Where Solomon’s Crucible falls short is engagement. While the situation is early on always dire, Solomon is alone in the wilderness and therefore without anyone to interact with. This isn’t necessarily bad, there are a great many man-vs-nature stories, but a lot of the reader’s time is spent in Solomon’s head, the couches there are made of wood, if you get my meaning. Later on Solomon does gain a comrade-in-arms and—possibly—friend, but too little time is spent on that part, in my opinion. The two interact by necessity and choice, but not by desire. A chapter or two where they don’t have to fight the next monster or similar and instead only interact with each other would have done wonders, in my opinion, in colouring the motivations of either/both for later events in the second volume.
Regarding grammar, spelling, and such there is no complaint. It’s not outstandingly pretty or such, but it does fit with my impression of Solomon’s blue-collar worker soul.
Hm… not to disparage blue-collar workers, this was only meant to point out how Solomon appears …uninspired and lacking in zest, though obviously not in his will to survive, what anyone who’s read the prologue (the tutorial to The System) can attest to.

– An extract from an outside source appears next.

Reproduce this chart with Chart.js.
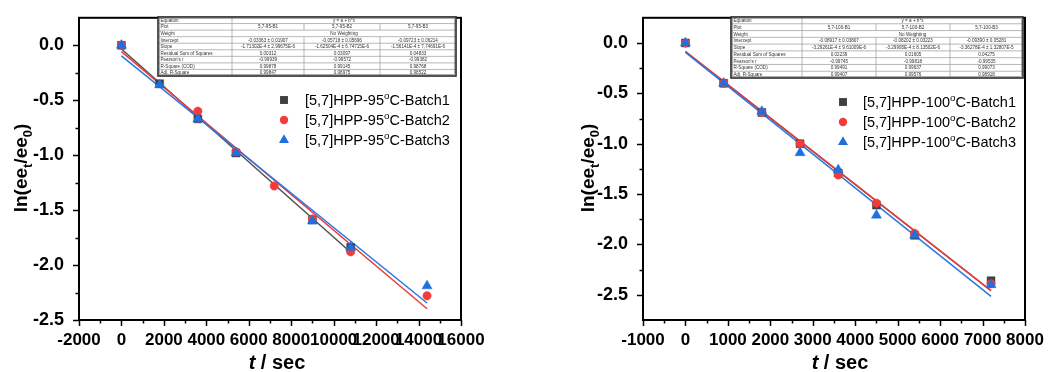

not so much a story as it is a log of skill trees
Reviewed at: 34. A Test Run
theres hardly any story at all. its just about a guy that gains skills and gets upgrades. very boring. if your new to litrpg you might like it. but its more of the same. very average

You're not the first guy to wipe your ass
Reviewed at: 5. A Brief Journey
you don't get a special title. You don't get extra skills or gridpoints.
The system apocalypse has arrived and Earth is on a few hours of gracetimer. Now unlike most MCs in such a position our protagonist isn't getting an immediate advantage. He's not the first to kill a monster, he doesn't get a training time chamber in a dungeon, he doesn't even get a bonus for having to cripple himself to get out of a trap.
Meanwhile the grid based system seems to be a bit of a ripoff. The grace timer is incredibly short, and the protagonist needs to spend grid points to finish the tutorial and unlock basic system functions.
The story hasn't progressed much so far, but I'm pretty excited for this one. How will a hardass protagonist do who isn't immediately OP? How much of a hellscape will Earth actually become? What's the rest of humanity going to do?